An untitled work from around 1960 is a thickly painted allover field in which shapes and ground interact with a tenacious violence. Paint strokes change direction suddenly and aggressively. Clearly, Altoon envisioned the act of painting as a way of simultaneously striving for Dionysian release and achieving an identity. His approach during this period parallels Willem de Kooning’s direction in his abstract landscapes from the late ’50s.

By the early ’60s Altoon has evolved another approach. Instead of working and reworking the paint he lays down a thin, scumbled surface. Employing patches of color and lines to interact with the atmospheric ground, he depicts genitalialike shapes and biomorphic forms like Arshile Gorky’s, but where Gorky’s shapes are attenuated and nervous, Altoon’s vocabulary is sad, funny, and bewildered. The emotionality and wit of these imaginative works set them apart from most of the abstraction of the time. Needless to say, Altoon’s iconoclastic approach fared far better in California than it did in New York.
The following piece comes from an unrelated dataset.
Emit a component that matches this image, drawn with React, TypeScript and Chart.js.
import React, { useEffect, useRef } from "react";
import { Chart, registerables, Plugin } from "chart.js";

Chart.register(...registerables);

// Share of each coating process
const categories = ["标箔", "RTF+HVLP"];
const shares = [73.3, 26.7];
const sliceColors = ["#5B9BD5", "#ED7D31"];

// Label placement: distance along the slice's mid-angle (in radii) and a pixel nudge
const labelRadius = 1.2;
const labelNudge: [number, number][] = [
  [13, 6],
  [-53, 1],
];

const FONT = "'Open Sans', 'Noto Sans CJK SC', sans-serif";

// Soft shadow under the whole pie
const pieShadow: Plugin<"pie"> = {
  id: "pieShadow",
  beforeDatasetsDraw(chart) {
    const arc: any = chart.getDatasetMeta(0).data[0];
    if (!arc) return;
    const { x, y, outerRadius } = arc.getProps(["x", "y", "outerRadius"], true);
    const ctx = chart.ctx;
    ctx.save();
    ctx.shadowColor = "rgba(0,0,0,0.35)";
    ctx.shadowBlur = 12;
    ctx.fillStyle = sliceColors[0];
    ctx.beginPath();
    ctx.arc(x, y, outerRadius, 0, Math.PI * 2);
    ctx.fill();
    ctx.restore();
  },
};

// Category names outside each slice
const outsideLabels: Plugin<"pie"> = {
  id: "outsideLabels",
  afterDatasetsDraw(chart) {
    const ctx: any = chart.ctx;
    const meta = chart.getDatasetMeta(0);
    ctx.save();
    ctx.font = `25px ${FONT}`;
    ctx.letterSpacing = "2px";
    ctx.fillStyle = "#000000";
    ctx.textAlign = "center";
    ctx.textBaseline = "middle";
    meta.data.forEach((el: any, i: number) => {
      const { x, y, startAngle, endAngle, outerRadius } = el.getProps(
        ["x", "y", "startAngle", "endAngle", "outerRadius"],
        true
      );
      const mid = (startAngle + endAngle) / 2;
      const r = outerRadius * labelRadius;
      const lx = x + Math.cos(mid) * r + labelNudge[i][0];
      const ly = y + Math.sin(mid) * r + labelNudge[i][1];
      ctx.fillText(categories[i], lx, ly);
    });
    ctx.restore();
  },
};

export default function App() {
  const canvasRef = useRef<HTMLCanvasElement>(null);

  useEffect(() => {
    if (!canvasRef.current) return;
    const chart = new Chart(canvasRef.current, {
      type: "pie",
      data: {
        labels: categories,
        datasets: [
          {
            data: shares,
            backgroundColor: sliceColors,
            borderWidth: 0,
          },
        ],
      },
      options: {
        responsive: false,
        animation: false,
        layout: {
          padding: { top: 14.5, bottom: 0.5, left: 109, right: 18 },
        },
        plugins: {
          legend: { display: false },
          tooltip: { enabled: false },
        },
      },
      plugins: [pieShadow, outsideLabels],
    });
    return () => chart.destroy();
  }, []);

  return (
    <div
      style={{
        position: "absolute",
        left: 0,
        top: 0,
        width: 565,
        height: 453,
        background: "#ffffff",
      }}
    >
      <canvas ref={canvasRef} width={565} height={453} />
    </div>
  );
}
In Haircut #2, ca. 1965, Altoon depicts both a representational image—a rooster—and a hippopotamuslike biomorphic shape. Image, shape, and ground are scumbled and patchy. Haircut #2 doesn’t fit into anything going on in the mid ’60s; it is both a remarkably individualistic accomplishment and a prefiguring of artists such as Elizabeth Murray. The work is potent with possibilities, and it seems certain that Altoon would have explored them further had he lived longer.